Cómo tener un buen día

Todos necesitamos un buen día. Aunque sólo sea uno de vez en cuando. No digo un día aceptable ni medianamente satisfactorio, no me refiero a esos días buenos-en-general en los que nos salen las cuentas de vivir. Hablo de un día bueno sin la menor tara, un día al que no hay que limarle las aristas.

Abundan los días que requieren dedicación, paciencia, lucidez, aceptación, deliberado entusiasmo, persistencia, alegría autoimpuesta y otras muchas virtudes. Precisamente por eso, agradecemos la llegada de un día fácil, en que el cuerpo acompaña, las tareas se dejan hacer sin rebelarse y las personas que nos salen al paso están de humor o simplemente tranquilas. Un día así, gozoso, no necesita de más para serlo: igual puede estar lleno de acontecimientos felices que mantenerse sencillo y cotidiano.

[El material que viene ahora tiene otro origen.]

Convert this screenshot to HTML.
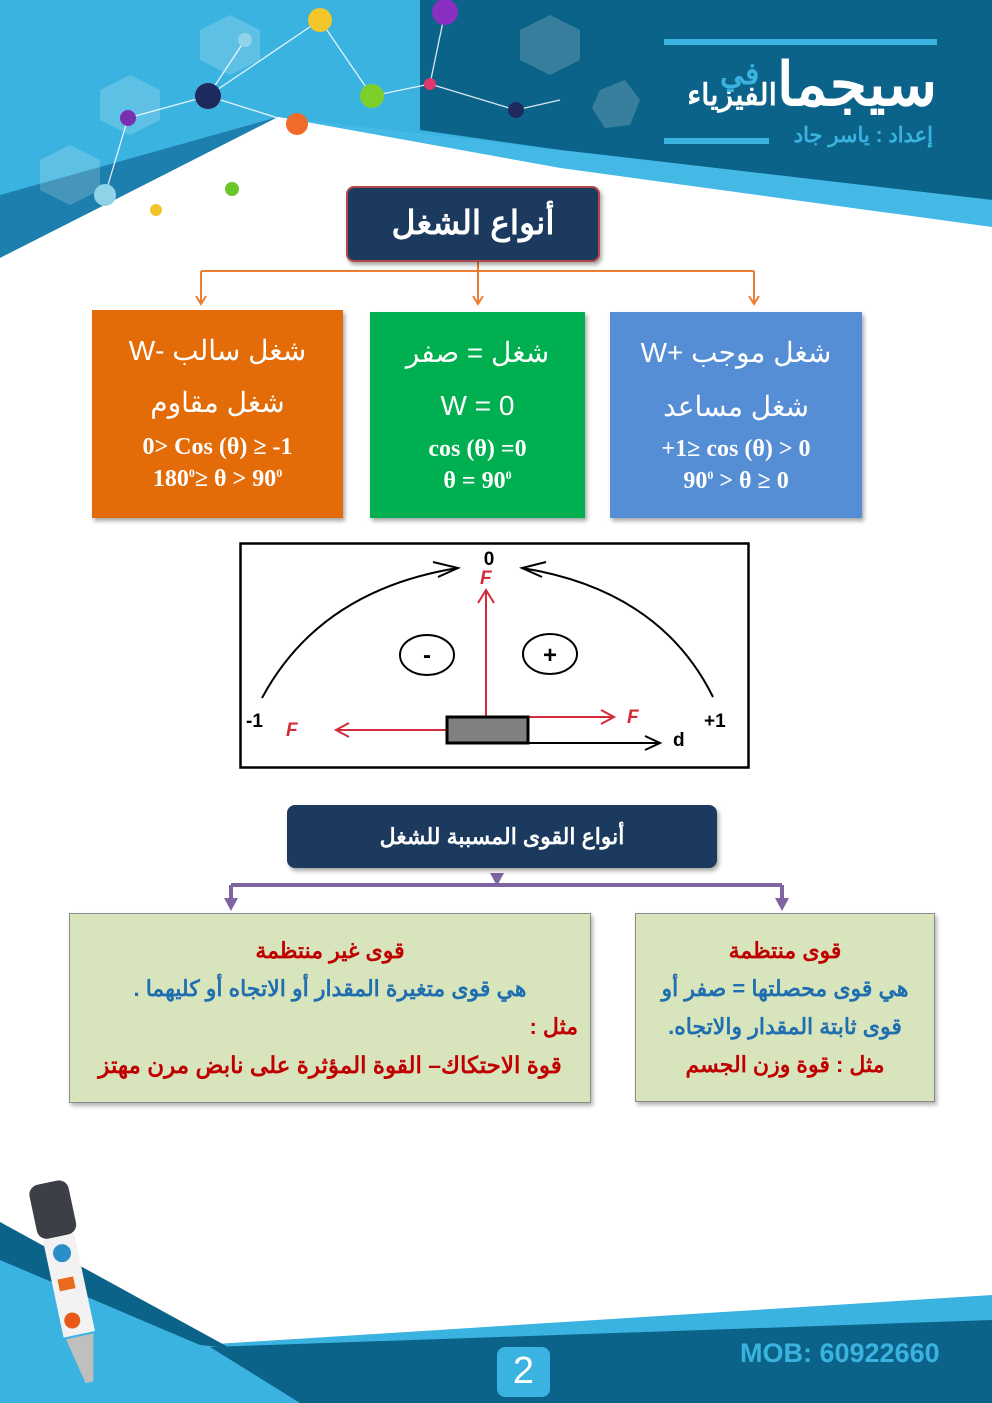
<!DOCTYPE html>
<html><head><meta charset="utf-8">
<style>
html,body{margin:0;padding:0}
body{width:992px;height:1403px;position:relative;overflow:hidden;background:#fff;font-family:"Liberation Sans","Noto Sans CJK SC",sans-serif}
.abs{position:absolute}
.box{position:absolute;color:#fff;text-align:center;box-shadow:2px 3px 4px rgba(0,0,0,.35)}
.ar{font-family:"Liberation Sans","WenQuanYi Zen Hei",sans-serif}
.ser{font-family:"Liberation Serif",serif;font-weight:bold}
.tb{position:absolute;background:#d8e4bc;border:1px solid #8a8a8a;box-shadow:2px 3px 4px rgba(0,0,0,.3);text-align:center;direction:rtl}
.tb div{position:absolute;left:0;right:0;font-size:22px;font-weight:bold}
.r{color:#c00000}.b{color:#1f6fb0}
</style></head><body>
<svg class="abs" style="left:0;top:0" width="992" height="1403">
 <!-- header -->
 <polygon points="0,0 992,0 992,230 278,117 0,258" fill="#3ab3e0"/>
 <polygon points="0,258 278,117 0,195" fill="#1d7fae"/>
 <polygon points="420,0 992,0 992,200 560,150 420,130" fill="#0c6389"/>
 <polygon points="278,117 560,150 992,200 992,228 560,168" fill="#45b9e6"/>
 <polygon points="0,258 278,117 560,168 992,227 992,1403 0,1403" fill="#ffffff"/>
 <g fill="#ffffff" opacity=".18">
  <polygon points="40,160 70,145 100,160 100,190 70,205 40,190"/>
  <polygon points="100,90 130,75 160,90 160,120 130,135 100,120"/>
  <polygon points="200,30 230,15 260,30 260,60 230,75 200,60"/>
  <polygon points="520,30 550,15 580,30 580,60 550,75 520,60"/>
  <polygon points="600,90 625,80 640,100 630,125 605,128 592,108"/>
 </g>
 <g stroke="#fff" stroke-width="1.3" opacity=".85">
  <line x1="128" y1="118" x2="208" y2="96"/><line x1="208" y1="96" x2="320" y2="20"/>
  <line x1="208" y1="96" x2="297" y2="124"/><line x1="372" y1="96" x2="430" y2="84"/>
  <line x1="430" y1="84" x2="516" y2="110"/><line x1="516" y1="110" x2="560" y2="100"/>
  <line x1="105" y1="195" x2="128" y2="118"/><line x1="445" y1="12" x2="430" y2="84"/>
  <line x1="245" y1="40" x2="208" y2="96"/><line x1="320" y1="20" x2="372" y2="96"/>
 </g>
 <circle cx="128" cy="118" r="8" fill="#7a2fb0"/>
 <circle cx="208" cy="96" r="13" fill="#1e2a5e"/>
 <circle cx="320" cy="20" r="12" fill="#f2c52b"/>
 <circle cx="445" cy="12" r="13" fill="#8a2fc2"/>
 <circle cx="372" cy="96" r="12" fill="#7ccf2b"/>
 <circle cx="430" cy="84" r="6" fill="#e0356e"/>
 <circle cx="516" cy="110" r="8" fill="#1e2a5e"/>
 <circle cx="297" cy="124" r="11" fill="#f06a2a"/>
 <circle cx="245" cy="40" r="7" fill="#8fd3e8"/>
 <circle cx="105" cy="195" r="11" fill="#8fd3e8"/>
 <circle cx="232" cy="189" r="7" fill="#6ac52b"/>
 <circle cx="156" cy="210" r="6" fill="#f2c52b"/>
 <rect x="664" y="39" width="273" height="6" fill="#3ab3e0"/>
 <rect x="664" y="138" width="105" height="6" fill="#3ab3e0"/>
 <!-- footer -->
 <polygon points="0,1222 200,1345 992,1295 992,1403 0,1403" fill="#3ab3e0"/>
 <polygon points="210,1347 992,1320 992,1403 300,1403" fill="#0c6389"/>
 <polygon points="0,1222 230,1348 200,1345 0,1260" fill="#0c6389"/>
 <!-- pen -->
 <g transform="rotate(-12 80 1280)">
  <rect x="48" y="1178" width="40" height="55" rx="10" fill="#3c3f45"/>
  <rect x="52" y="1233" width="32" height="100" fill="#f2f2f2"/>
  <circle cx="68" cy="1250" r="9" fill="#2a8fc8"/><rect x="58" y="1275" width="16" height="12" fill="#e86a1a"/>
  <circle cx="64" cy="1318" r="8" fill="#e85a1a"/>
  <polygon points="54,1335 82,1335 72,1382 64,1382" fill="#bfbfbf"/>
 </g>
 <rect x="497" y="1347" width="53" height="50" rx="8" fill="#3ab3e0"/>
 <!-- orange connectors -->
 <g stroke="#ed7d31" stroke-width="2" fill="none">
  <line x1="478" y1="262" x2="478" y2="302"/><line x1="201" y1="271" x2="754" y2="271"/>
  <line x1="201" y1="271" x2="201" y2="302"/><line x1="754" y1="271" x2="754" y2="302"/>
  <polyline points="196,296 201,304 206,296"/><polyline points="473,296 478,304 483,296"/><polyline points="749,296 754,304 759,296"/>
 </g>
 <!-- purple connectors -->
 <g stroke="#8064a2" stroke-width="4" fill="none">
  <line x1="231" y1="885" x2="782" y2="885"/>
  <line x1="231" y1="885" x2="231" y2="900"/><line x1="782" y1="885" x2="782" y2="900"/>
 </g>
 <g fill="#8064a2">
  <polygon points="224,898 238,898 231,911"/><polygon points="775,898 789,898 782,911"/>
  <polygon points="490,873 504,873 497,886"/>
 </g>
 <!-- diagram -->
 <rect x="240.5" y="543.5" width="508" height="224" fill="#fff" stroke="#000" stroke-width="2.5"/>
 <g fill="none" stroke="#000" stroke-width="2">
  <path d="M262,698 Q320,590 458,568"/><polyline points="433,562 458,568 438,577"/>
  <path d="M713,697 Q660,590 522,568"/><polyline points="546,562 522,568 542,577"/>
  <ellipse cx="427" cy="655" rx="27" ry="20"/><ellipse cx="550" cy="654" rx="27" ry="20"/>
  <line x1="528" y1="743" x2="660" y2="743"/><polyline points="645,736 660,743 645,750"/>
 </g>
 <text x="427" y="663" font-size="24" font-weight="bold" text-anchor="middle" font-family="Liberation Sans">-</text>
 <text x="550" y="663" font-size="24" font-weight="bold" text-anchor="middle" font-family="Liberation Sans">+</text>
 <g stroke="#d42b3a" stroke-width="2" fill="none">
  <line x1="486" y1="718" x2="486" y2="592"/><polyline points="478,603 486,590 494,603"/>
  <line x1="528" y1="717" x2="613" y2="717"/><polyline points="601,710 614,717 601,724"/>
  <line x1="447" y1="730" x2="336" y2="730"/><polyline points="349,723 336,730 349,737"/>
 </g>
 <rect x="447" y="717" width="81" height="26" fill="#808080" stroke="#000" stroke-width="3"/>
 <g font-family="Liberation Sans" font-weight="bold" font-size="19">
  <text x="489" y="565" text-anchor="middle">0</text>
  <text x="246" y="727">-1</text><text x="704" y="727">+1</text>
  <text x="673" y="746">d</text>
  <g fill="#d42b3a" font-style="italic"><text x="480" y="584">F</text><text x="627" y="723">F</text><text x="286" y="736">F</text></g>
 </g>
</svg>

<div class="abs ar" style="left:664px;top:50px;width:273px;text-align:right;direction:rtl;color:#fff;font-size:60px;font-weight:bold;line-height:70px">سيجما<span style="font-size:30px;color:#fff">الفيزياء</span><span style="position:absolute;left:56px;top:-10px;font-size:30px;color:#3ab3e0">في</span></div>
<div class="abs ar" style="left:776px;top:123px;width:157px;text-align:right;direction:rtl;color:#3ab3e0;font-size:21px;font-weight:bold">إعداد : ياسر جاد</div>

<div class="box ar" style="left:346px;top:186px;width:254px;height:76px;background:#1b3a5e;border:2px solid #b04a4a;border-radius:8px;box-sizing:border-box;font-size:33px;font-weight:bold;line-height:70px">أنواع الشغل</div>

<div class="box" style="left:92px;top:310px;width:251px;height:208px;background:#e36c09">
 <div class="ar" style="position:absolute;top:24px;width:100%;font-size:28px;direction:rtl">شغل سالب -W</div>
 <div class="ar" style="position:absolute;top:76px;width:100%;font-size:28px">شغل مقاوم</div>
 <div class="ser" style="position:absolute;top:124px;width:100%;font-size:24px">0&gt; Cos (θ) ≥ -1</div>
 <div class="ser" style="position:absolute;top:156px;width:100%;font-size:24px">180<sup style="font-size:12px">0</sup>≥ θ &gt; 90<sup style="font-size:12px">0</sup></div>
</div>
<div class="box" style="left:370px;top:312px;width:215px;height:206px;background:#00b050">
 <div class="ar" style="position:absolute;top:24px;width:100%;font-size:28px;direction:rtl">شغل = صفر</div>
 <div class="ar" style="position:absolute;top:78px;width:100%;font-size:28px">W = 0</div>
 <div class="ser" style="position:absolute;top:124px;width:100%;font-size:24px">cos (θ) =0</div>
 <div class="ser" style="position:absolute;top:156px;width:100%;font-size:24px">θ = 90<sup style="font-size:12px">0</sup></div>
</div>
<div class="box" style="left:610px;top:312px;width:252px;height:206px;background:#558ed5">
 <div class="ar" style="position:absolute;top:24px;width:100%;font-size:28px;direction:rtl">شغل موجب +W</div>
 <div class="ar" style="position:absolute;top:78px;width:100%;font-size:28px">شغل مساعد</div>
 <div class="ser" style="position:absolute;top:124px;width:100%;font-size:24px">+1≥ cos (θ) &gt; 0</div>
 <div class="ser" style="position:absolute;top:156px;width:100%;font-size:24px">90<sup style="font-size:12px">0</sup> &gt; θ ≥ 0</div>
</div>

<div class="box ar" style="left:287px;top:805px;width:430px;height:63px;background:#1b3a5e;border-radius:8px;font-size:22px;font-weight:bold;line-height:63px">أنواع القوى المسببة للشغل</div>

<div class="tb ar" style="left:69px;top:913px;width:520px;height:188px">
 <div class="r" style="top:24px">قوى غير منتظمة</div>
 <div class="b" style="top:62px">هي قوى متغيرة  المقدار أو الاتجاه أو كليهما .</div>
 <div class="r" style="top:100px;text-align:right;padding-right:12px">مثل :</div>
 <div class="r" style="top:138px;font-size:23px">قوة الاحتكاك– القوة المؤثرة على نابض مرن مهتز</div>
</div>
<div class="tb ar" style="left:635px;top:913px;width:298px;height:187px">
 <div class="r" style="top:24px">قوى منتظمة</div>
 <div class="b" style="top:62px">هي قوى محصلتها = صفر أو</div>
 <div class="b" style="top:100px">قوى ثابتة المقدار والاتجاه.</div>
 <div class="r" style="top:138px">مثل : قوة وزن الجسم</div>
</div>

<div class="abs" style="left:497px;top:1347px;width:53px;text-align:center;color:#fff;font-size:38px;line-height:48px">2</div>
<div class="abs" style="left:740px;top:1338px;color:#3ab3e0;font-size:27px;font-weight:bold">MOB: 60922660</div>
</body></html>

La humanidad, que ha inventado técnicas y artilugios para casi todo, desde calzarse sin olerse los pies hasta depilarse la lengua sin dolor, aún no ha conseguido desarrollar un mecanismo que produzca días buenos. Seguimos sujetos a la inclemencia o benignidad natural de las jornadas, tal y como nos sucede con la meteorología. Aquí y allá encontramos consejos y teorías al respecto, en su mayor parte tan eficaces como sacar a la santa en procesión para que llueva. ¿Cómo se fabrica o se convoca un día bueno? Eso no lo sabemos todavía.

Así que, dada su rareza, su azarosa aparición y su fugacidad, creo que lo más sabio será disfrutarlo cuando se presente y no hacer mucho ruido para no espantarlo. Como hoy, ahora, mientras disfruto sin más de este buen día.